• _Record excerpts_
↓↓↓
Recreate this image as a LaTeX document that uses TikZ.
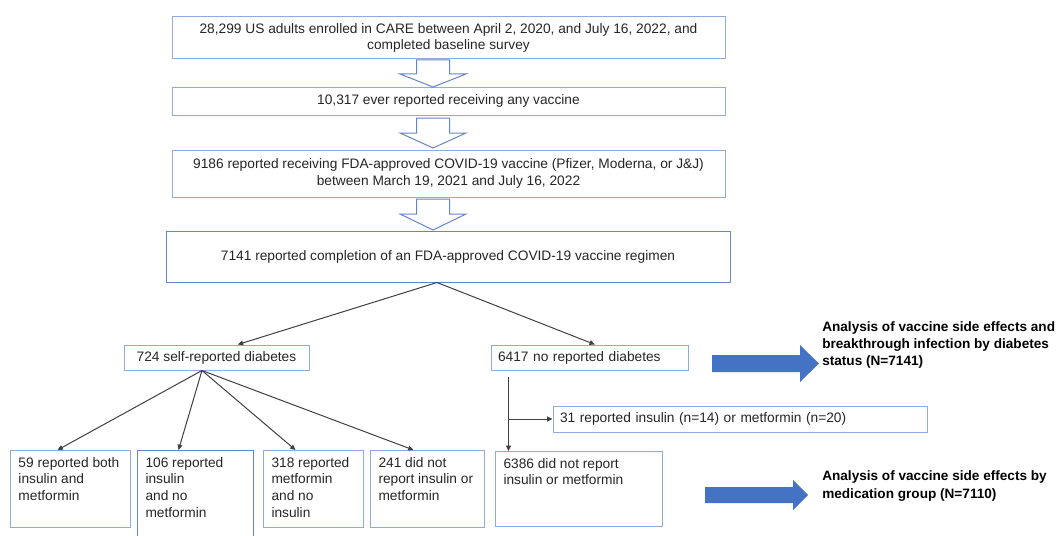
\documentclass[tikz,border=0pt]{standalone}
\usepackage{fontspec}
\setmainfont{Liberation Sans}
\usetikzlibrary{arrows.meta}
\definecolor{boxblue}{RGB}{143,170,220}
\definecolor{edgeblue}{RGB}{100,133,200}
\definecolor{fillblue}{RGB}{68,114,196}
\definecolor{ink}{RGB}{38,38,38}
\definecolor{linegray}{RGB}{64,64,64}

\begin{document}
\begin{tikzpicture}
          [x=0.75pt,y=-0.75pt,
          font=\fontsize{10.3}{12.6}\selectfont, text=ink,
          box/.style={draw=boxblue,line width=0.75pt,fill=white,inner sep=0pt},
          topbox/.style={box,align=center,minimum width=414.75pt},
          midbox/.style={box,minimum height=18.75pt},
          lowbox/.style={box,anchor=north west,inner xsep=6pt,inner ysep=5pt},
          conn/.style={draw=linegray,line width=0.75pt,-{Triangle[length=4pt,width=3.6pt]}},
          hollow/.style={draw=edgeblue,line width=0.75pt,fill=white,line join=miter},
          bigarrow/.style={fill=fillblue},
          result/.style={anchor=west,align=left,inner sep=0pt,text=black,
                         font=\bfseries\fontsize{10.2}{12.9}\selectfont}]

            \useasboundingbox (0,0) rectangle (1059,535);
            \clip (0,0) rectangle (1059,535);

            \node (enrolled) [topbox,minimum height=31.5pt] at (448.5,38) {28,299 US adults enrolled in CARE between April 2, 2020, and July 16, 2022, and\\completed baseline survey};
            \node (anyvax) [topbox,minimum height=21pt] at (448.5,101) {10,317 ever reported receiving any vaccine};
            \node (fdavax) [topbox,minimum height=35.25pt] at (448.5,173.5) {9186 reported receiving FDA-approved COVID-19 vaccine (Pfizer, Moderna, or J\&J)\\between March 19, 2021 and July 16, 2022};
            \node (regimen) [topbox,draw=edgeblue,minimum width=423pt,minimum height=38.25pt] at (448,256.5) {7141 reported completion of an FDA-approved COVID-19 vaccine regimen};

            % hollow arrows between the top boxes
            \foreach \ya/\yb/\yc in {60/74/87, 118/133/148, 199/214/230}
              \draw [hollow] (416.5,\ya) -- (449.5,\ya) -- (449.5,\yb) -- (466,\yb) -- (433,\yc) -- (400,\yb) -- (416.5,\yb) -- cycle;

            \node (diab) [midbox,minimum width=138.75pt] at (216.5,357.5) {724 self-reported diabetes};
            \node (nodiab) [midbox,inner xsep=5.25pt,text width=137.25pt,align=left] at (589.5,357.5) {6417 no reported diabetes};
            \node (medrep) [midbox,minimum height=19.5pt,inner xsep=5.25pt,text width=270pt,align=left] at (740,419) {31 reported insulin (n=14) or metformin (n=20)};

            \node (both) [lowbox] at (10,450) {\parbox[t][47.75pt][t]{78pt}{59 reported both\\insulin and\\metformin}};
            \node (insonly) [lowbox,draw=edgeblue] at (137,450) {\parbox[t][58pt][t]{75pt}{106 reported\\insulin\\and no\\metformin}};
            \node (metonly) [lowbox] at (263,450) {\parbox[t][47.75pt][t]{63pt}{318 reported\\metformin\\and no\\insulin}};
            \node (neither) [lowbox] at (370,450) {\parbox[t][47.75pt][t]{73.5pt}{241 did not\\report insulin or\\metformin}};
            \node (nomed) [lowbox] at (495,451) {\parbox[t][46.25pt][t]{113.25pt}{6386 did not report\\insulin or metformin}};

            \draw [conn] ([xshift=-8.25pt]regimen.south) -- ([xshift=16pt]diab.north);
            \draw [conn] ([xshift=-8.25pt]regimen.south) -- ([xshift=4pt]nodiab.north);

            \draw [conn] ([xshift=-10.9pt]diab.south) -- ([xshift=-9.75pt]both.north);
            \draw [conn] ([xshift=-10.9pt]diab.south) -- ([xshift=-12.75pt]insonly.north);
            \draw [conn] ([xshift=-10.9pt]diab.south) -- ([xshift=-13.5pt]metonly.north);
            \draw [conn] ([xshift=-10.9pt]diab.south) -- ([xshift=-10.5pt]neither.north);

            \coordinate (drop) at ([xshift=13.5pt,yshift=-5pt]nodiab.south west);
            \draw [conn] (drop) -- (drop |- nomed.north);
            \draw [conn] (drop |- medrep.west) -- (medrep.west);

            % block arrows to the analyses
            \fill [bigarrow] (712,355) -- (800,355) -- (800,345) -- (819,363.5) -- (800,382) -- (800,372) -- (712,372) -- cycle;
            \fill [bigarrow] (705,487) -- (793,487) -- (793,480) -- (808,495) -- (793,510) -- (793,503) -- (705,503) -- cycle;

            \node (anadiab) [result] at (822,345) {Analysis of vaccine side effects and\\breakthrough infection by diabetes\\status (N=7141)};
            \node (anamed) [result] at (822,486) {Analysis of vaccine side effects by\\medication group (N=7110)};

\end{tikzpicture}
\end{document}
↑↑↑
↓↓↓
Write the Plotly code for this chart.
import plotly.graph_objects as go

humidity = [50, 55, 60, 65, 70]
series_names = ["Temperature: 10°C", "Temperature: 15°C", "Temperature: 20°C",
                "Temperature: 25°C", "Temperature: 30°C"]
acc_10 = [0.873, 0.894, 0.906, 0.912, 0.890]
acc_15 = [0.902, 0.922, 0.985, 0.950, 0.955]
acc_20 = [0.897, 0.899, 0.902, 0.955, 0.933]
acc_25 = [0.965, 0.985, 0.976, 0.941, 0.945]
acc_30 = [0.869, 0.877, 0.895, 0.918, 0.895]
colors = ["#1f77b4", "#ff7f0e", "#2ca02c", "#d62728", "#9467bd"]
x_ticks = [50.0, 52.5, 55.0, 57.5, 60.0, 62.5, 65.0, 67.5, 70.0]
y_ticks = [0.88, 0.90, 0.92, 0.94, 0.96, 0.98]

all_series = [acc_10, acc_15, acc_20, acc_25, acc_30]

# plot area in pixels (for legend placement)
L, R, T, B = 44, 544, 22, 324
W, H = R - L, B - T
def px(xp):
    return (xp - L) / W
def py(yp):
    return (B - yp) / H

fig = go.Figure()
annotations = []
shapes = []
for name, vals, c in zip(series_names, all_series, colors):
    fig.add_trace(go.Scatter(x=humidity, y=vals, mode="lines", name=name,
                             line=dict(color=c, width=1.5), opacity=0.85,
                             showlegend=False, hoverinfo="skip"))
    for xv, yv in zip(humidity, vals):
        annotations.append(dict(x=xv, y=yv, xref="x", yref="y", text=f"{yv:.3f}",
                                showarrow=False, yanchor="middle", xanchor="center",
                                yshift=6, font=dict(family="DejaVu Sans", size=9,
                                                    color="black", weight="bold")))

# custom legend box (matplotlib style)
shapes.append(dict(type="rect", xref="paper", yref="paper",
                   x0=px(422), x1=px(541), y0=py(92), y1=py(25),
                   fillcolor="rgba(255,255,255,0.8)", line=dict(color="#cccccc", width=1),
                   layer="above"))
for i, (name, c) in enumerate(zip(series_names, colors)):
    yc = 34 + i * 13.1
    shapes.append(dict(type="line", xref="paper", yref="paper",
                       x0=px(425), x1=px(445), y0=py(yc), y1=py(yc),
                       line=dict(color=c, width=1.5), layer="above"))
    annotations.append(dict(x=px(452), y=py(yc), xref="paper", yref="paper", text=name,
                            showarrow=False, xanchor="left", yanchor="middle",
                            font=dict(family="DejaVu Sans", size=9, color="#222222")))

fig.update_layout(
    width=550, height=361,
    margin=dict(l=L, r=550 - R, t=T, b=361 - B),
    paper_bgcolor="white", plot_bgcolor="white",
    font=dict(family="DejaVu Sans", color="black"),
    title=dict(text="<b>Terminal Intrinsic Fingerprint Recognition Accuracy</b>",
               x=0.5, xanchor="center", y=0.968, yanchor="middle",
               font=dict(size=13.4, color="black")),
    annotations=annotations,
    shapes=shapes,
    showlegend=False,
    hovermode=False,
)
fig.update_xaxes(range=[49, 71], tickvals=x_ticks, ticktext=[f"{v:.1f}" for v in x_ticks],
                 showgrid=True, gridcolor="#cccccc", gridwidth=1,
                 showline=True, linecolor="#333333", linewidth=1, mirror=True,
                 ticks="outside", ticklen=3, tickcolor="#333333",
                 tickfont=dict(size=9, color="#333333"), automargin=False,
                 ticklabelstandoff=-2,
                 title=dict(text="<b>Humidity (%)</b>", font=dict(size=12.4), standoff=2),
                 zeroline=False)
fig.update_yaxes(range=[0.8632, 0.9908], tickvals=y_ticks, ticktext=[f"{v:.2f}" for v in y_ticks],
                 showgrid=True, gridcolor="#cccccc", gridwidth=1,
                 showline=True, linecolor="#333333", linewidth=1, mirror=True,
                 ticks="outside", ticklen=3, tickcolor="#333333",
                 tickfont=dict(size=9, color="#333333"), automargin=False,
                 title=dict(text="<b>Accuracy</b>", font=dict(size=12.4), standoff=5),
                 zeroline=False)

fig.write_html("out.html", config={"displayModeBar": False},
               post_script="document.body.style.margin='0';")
↑↑↑
↓↓↓
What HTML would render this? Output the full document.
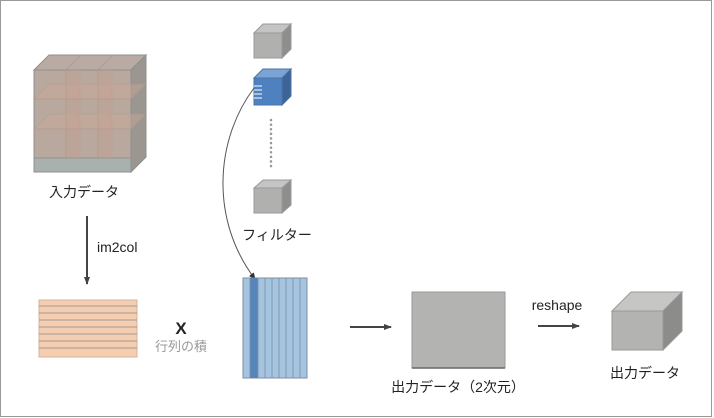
↑↑↑
• _Given exercise_
Using the entries above, reproduce word for word only the lines from the one that contains "Recreate this image" to the one that contains "(regimen) [topbox,draw=edgeblue,minimum width=423pt,minimum", both ends included, and drop every picture.

• _Output below_
Recreate this image as a LaTeX document that uses TikZ.
\documentclass[tikz,border=0pt]{standalone}
\usepackage{fontspec}
\setmainfont{Liberation Sans}
\usetikzlibrary{arrows.meta}
\definecolor{boxblue}{RGB}{143,170,220}
\definecolor{edgeblue}{RGB}{100,133,200}
\definecolor{fillblue}{RGB}{68,114,196}
\definecolor{ink}{RGB}{38,38,38}
\definecolor{linegray}{RGB}{64,64,64}

\begin{document}
\begin{tikzpicture}
          [x=0.75pt,y=-0.75pt,
          font=\fontsize{10.3}{12.6}\selectfont, text=ink,
          box/.style={draw=boxblue,line width=0.75pt,fill=white,inner sep=0pt},
          topbox/.style={box,align=center,minimum width=414.75pt},
          midbox/.style={box,minimum height=18.75pt},
          lowbox/.style={box,anchor=north west,inner xsep=6pt,inner ysep=5pt},
          conn/.style={draw=linegray,line width=0.75pt,-{Triangle[length=4pt,width=3.6pt]}},
          hollow/.style={draw=edgeblue,line width=0.75pt,fill=white,line join=miter},
          bigarrow/.style={fill=fillblue},
          result/.style={anchor=west,align=left,inner sep=0pt,text=black,
                         font=\bfseries\fontsize{10.2}{12.9}\selectfont}]

            \useasboundingbox (0,0) rectangle (1059,535);
            \clip (0,0) rectangle (1059,535);

            \node (enrolled) [topbox,minimum height=31.5pt] at (448.5,38) {28,299 US adults enrolled in CARE between April 2, 2020, and July 16, 2022, and\\completed baseline survey};
            \node (anyvax) [topbox,minimum height=21pt] at (448.5,101) {10,317 ever reported receiving any vaccine};
            \node (fdavax) [topbox,minimum height=35.25pt] at (448.5,173.5) {9186 reported receiving FDA-approved COVID-19 vaccine (Pfizer, Moderna, or J\&J)\\between March 19, 2021 and July 16, 2022};
            \node (regimen) [topbox,draw=edgeblue,minimum width=423pt,minimum height=38.25pt] at (448,256.5) {7141 reported completion of an FDA-approved COVID-19 vaccine regimen};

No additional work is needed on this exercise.